Currently, the city allows residents to place unwanted electronics at curb side for pickup by the sanitation department as part of the regular waste stream. Those items are then dumped in landfills or incinerated. There are also voluntary collection events where the items are collected for recycling.

Sinding says her organization doesn’t care who is responsible for collection and handling of e-wastes, as long as the cost is borne by the industry.

“All we care about is that the manufacturers are responsible for the costs of handling the products at the end of life,” she says.

For its part, the industry would be content to let city sanitation continue to collect e-waste and to bring it to a collection point, where manufacturers would then assume responsibility. Brugge notes that the city already collects large appliances, such as refrigerators and washing machines, at no cost to residents.

“They’ve singled out electronics saying that manufacturers have to be responsible for the waste stream. We feel the city is well positioned to provide this service to the residents and it would be a much more cost-effective solution if the sanitation department was partly responsible and assisting with the collection,” Brugge says. “Our position is manufacturers shouldn’t bear the entire burden of the e-waste program.”

The dispute over the e-waste law has brought the issue of manufacturer responsibility to the fore, with some saying the industry is trying to shirk its responsibility while the industry defends its programs.

“The city’s landmark recycling law would keep thousands of tons of spent electronics out of our landfills and incinerators every year,” Sinding says. “It’s unfortunate that the nation’s leading manufacturers, hiding behind their trade associations, are trying to prevent this long overdue environmental program from taking effect.

“At root, they are trying to escape liability for manufacturing toxic products on the basis that once sold they can wash their hands of them,” she says. “Not only does this proposition offend basic notions of corporate responsibility, but a consideration of other regulatory approaches commonly employed in this country suggests that it cannot be correct.”

The industry maintains that manufacturers and retailers have voluntary programs in place and readily comply with state e-waste laws.

“We feel all electronics can and should be recycled,” Brugge says. “They need to be recycled in a safe and appropriate manner, regardless of where it is done. . . . The industry has embraced the notion of producer responsibility. But when it comes to this (
New York City) law, where you have to go door-to-door and there is a 1:1 take-back, that’s where we draw the line. That’s not producer responsibility.
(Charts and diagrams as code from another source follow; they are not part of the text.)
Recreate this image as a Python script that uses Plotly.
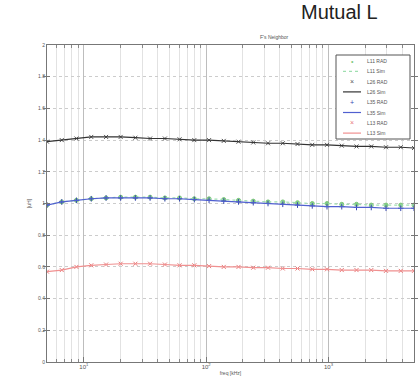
import plotly.graph_objects as go

freq = [5, 6.6, 8.7, 11.5, 15.2, 20, 26.4, 34.8, 46, 60.6, 80, 105.6, 139.3, 183.9,
        242.7, 320.4, 422.9, 558.2, 736.8, 972.6, 1283.8, 1694.6, 2236.9, 2952.7, 3897.6, 5000]

green_meas = [0.99, 1.01, 1.02, 1.03, 1.035, 1.04, 1.04, 1.04, 1.035, 1.035, 1.03, 1.03, 1.025, 1.02,
              1.015, 1.01, 1.01, 1.005, 1.0, 1.0, 0.995, 0.995, 0.99, 0.99, 0.99, 0.99]
green_sim = [0.99, 1.01, 1.02, 1.03, 1.035, 1.04, 1.04, 1.04, 1.035, 1.035, 1.03, 1.03, 1.025, 1.02,
             1.015, 1.01, 1.01, 1.005, 1.0, 1.0, 0.995, 0.995, 0.99, 0.99, 0.99, 0.99]
black_meas = [1.39, 1.40, 1.41, 1.42, 1.42, 1.42, 1.415, 1.41, 1.41, 1.405, 1.40, 1.40, 1.395, 1.39,
              1.385, 1.38, 1.38, 1.375, 1.37, 1.37, 1.365, 1.36, 1.36, 1.355, 1.355, 1.35]
black_sim = [1.39, 1.40, 1.41, 1.42, 1.42, 1.42, 1.415, 1.41, 1.41, 1.405, 1.40, 1.40, 1.395, 1.39,
             1.385, 1.38, 1.38, 1.375, 1.37, 1.37, 1.365, 1.36, 1.36, 1.355, 1.355, 1.35]
blue_meas = [0.99, 1.01, 1.02, 1.03, 1.035, 1.035, 1.035, 1.035, 1.03, 1.03, 1.025, 1.02, 1.015, 1.01,
             1.005, 1.0, 0.995, 0.99, 0.985, 0.98, 0.98, 0.975, 0.975, 0.97, 0.97, 0.97]
blue_sim = [0.99, 1.01, 1.02, 1.03, 1.035, 1.035, 1.035, 1.035, 1.03, 1.03, 1.025, 1.02, 1.015, 1.01,
            1.005, 1.0, 0.995, 0.99, 0.985, 0.98, 0.98, 0.975, 0.975, 0.97, 0.97, 0.97]
red_meas = [0.57, 0.58, 0.60, 0.61, 0.615, 0.62, 0.62, 0.62, 0.615, 0.61, 0.61, 0.605, 0.60, 0.60,
            0.595, 0.595, 0.59, 0.59, 0.585, 0.585, 0.58, 0.58, 0.58, 0.575, 0.575, 0.575]
red_sim = [0.57, 0.58, 0.60, 0.61, 0.615, 0.62, 0.62, 0.62, 0.615, 0.61, 0.61, 0.605, 0.60, 0.60,
           0.595, 0.595, 0.59, 0.59, 0.585, 0.585, 0.58, 0.58, 0.58, 0.575, 0.575, 0.575]

names = ["L11 RAD", "L11 Sim", "L26 RAD", "L26 Sim", "L35 RAD", "L35 Sim", "L13 RAD", "L13 Sim"]
x_major = [10, 100, 1000]
x_major_text = ["10<sup>1</sup>", "10<sup>2</sup>", "10<sup>3</sup>"]
x_minor = [5, 6, 7, 8, 9, 20, 30, 40, 50, 60, 70, 80, 90, 200, 300, 400, 500, 600, 700, 800, 900,
           2000, 3000, 4000, 5000]
y_tickvals = [0, 0.2, 0.4, 0.6, 0.8, 1, 1.2, 1.4, 1.6, 1.8, 2]

series = [
    (names[0], green_meas, "markers", "#7fc97f", "circle", "•", None),
    (names[1], green_sim, "lines", "#9fdfb0", None, None, "dot"),
    (names[2], black_meas, "markers", "#555555", "x-thin", "×", None),
    (names[3], black_sim, "lines", "#333333", None, None, "solid"),
    (names[4], blue_meas, "markers", "#3848b0", "cross-thin", "+", None),
    (names[5], blue_sim, "lines", "#5060d0", None, None, "solid"),
    (names[6], red_meas, "markers", "#e87878", "x-thin", "×", None),
    (names[7], red_sim, "lines", "#f09090", None, None, "solid"),
]

fig = go.Figure()
for name, ys, mode, color, sym, glyph, dash in series:
    if mode == "markers":
        fig.add_trace(go.Scatter(x=freq, y=ys, name=name, mode="markers", xaxis="x", yaxis="y",
                                 marker=dict(symbol=sym, size=4, color=color,
                                             line=dict(color=color, width=1))))
    else:
        fig.add_trace(go.Scatter(x=freq, y=ys, name=name, mode="lines", xaxis="x", yaxis="y",
                                 line=dict(color=color, width=1.2, dash=dash)))

# manual compact legend (plotly legend rows are too tall at this size)
PX_L, PX_T, PW, PH = 47, 45, 367, 317
def px2paper(xp, yp):
    return (xp - PX_L) / PW, (PX_T + PH - yp) / PH

shapes = []
annotations = []
bx0, by0 = px2paper(336, 55)
bx1, by1 = px2paper(410, 139)
shapes.append(dict(type="rect", xref="paper", yref="paper", x0=bx0, x1=bx1, y0=by1, y1=by0,
                   line=dict(color="#555555", width=1), fillcolor="white", layer="above"))
for i, (name, ys, mode, color, sym, glyph, dash) in enumerate(series):
    yp = 61 + i * 10.3
    sx0, sy = px2paper(343, yp)
    sx1, _ = px2paper(361, yp)
    tx, _ = px2paper(365, yp)
    if mode == "markers":
        annotations.append(dict(text=glyph, x=(sx0 + sx1) / 2, y=sy, xref="paper", yref="paper",
                                showarrow=False, xanchor="center", yanchor="middle",
                                font=dict(size=7, color=color)))
    else:
        shapes.append(dict(type="line", xref="paper", yref="paper", x0=sx0, x1=sx1, y0=sy, y1=sy,
                           line=dict(color=color, width=1.2, dash=dash), layer="above"))
    annotations.append(dict(text=name, x=tx, y=sy, xref="paper", yref="paper", showarrow=False,
                            xanchor="left", yanchor="middle", font=dict(size=5, color="#555555")))

annotations.append(dict(text="Mutual L", x=0.907, y=1.104, xref="paper", yref="paper",
                        xanchor="right", yanchor="middle", showarrow=False,
                        font=dict(size=20, color="#222222", family="Arial, Liberation Sans, sans-serif")))
annotations.append(dict(text="F's Neighbor", x=0.62, y=1.0, xref="paper", yref="paper",
                        xanchor="center", yanchor="bottom", yshift=3, showarrow=False,
                        font=dict(size=5, color="#555555")))

fig.update_layout(
    width=420, height=388,
    margin=dict(l=47, r=6, t=45, b=26),
    paper_bgcolor="white", plot_bgcolor="white",
    font=dict(family="Arial, Liberation Sans, sans-serif", size=5, color="#555555"),
    showlegend=False,
    shapes=shapes,
    annotations=annotations,
    xaxis=dict(type="log", range=[0.699, 3.699],
               tickvals=x_minor, ticktext=[""] * len(x_minor),
               showgrid=True, gridcolor="#e2e2e2", gridwidth=1,
               ticks="inside", ticklen=3, tickcolor="#888888",
               showline=True, linecolor="#777777", linewidth=1, mirror="allticks",
               zeroline=False),
    xaxis2=dict(type="log", range=[0.699, 3.699], overlaying="x", side="bottom",
                tickvals=x_major, ticktext=x_major_text,
                showgrid=True, gridcolor="#bdbdbd", gridwidth=1,
                ticks="inside", ticklen=5, tickcolor="#777777",
                tickfont=dict(size=6),
                title=dict(text="freq [kHz]", standoff=2, font=dict(size=5)),
                zeroline=False),
    yaxis=dict(range=[0, 2], tickvals=y_tickvals,
               showgrid=True, gridcolor="#cccccc", griddash="dot", gridwidth=1,
               ticks="inside", ticklen=3, tickcolor="#777777",
               showline=True, linecolor="#777777", linewidth=1, mirror="allticks",
               title=dict(text="[uH]", standoff=6, font=dict(size=5)),
               zeroline=False),
)
# invisible anchor trace so xaxis2 is drawn
fig.add_trace(go.Scatter(x=[freq[0]], y=[None], xaxis="x2", yaxis="y", showlegend=False,
                         hoverinfo="skip", mode="markers"))

fig.write_html("out.html")
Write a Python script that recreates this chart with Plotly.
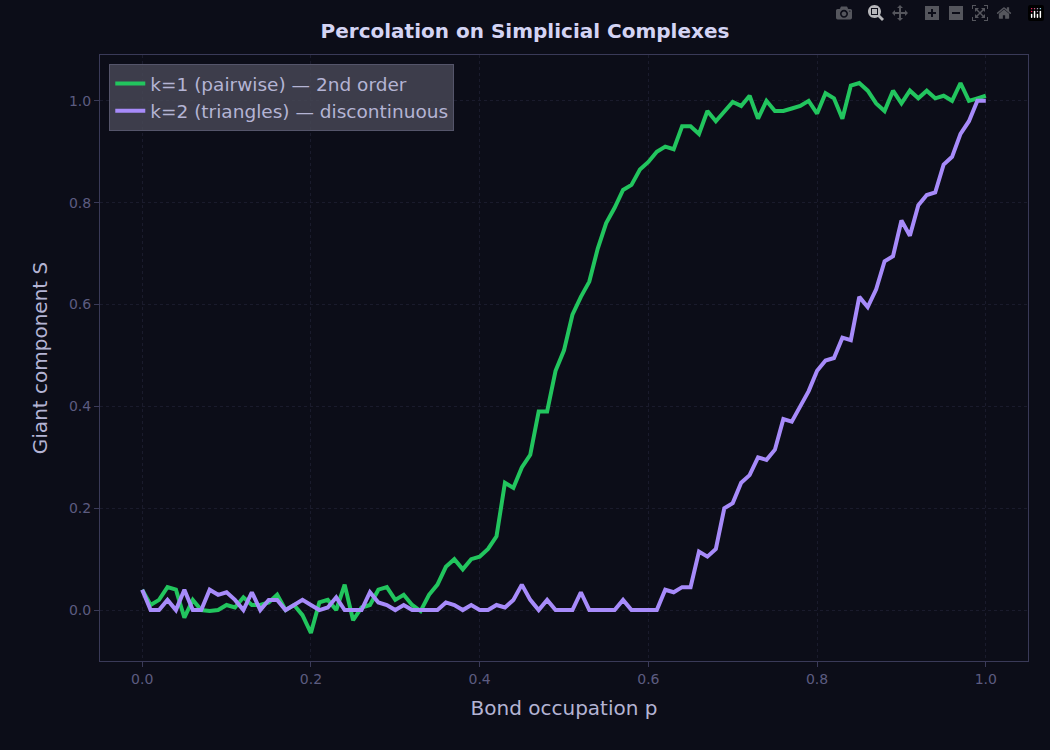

That goes way too far.
“We’ve never challenged any state law,” he adds. “
New York City just went too far.”
Sinding says she is optimistic the court will rule in the city’s favor once it separates the law from the regulations.

“The fear is that the court may not parse the law from the regulations, at least during the preliminary injunction stage, and that could result in an adverse decision that could then have a chilling effect on other state programs or other pending laws,” she says. “In a worst case scenario, it could have far reaching effects that would really do a lot of harm to what we see as a paradigm shift in how parts of the waste stream should be handled.”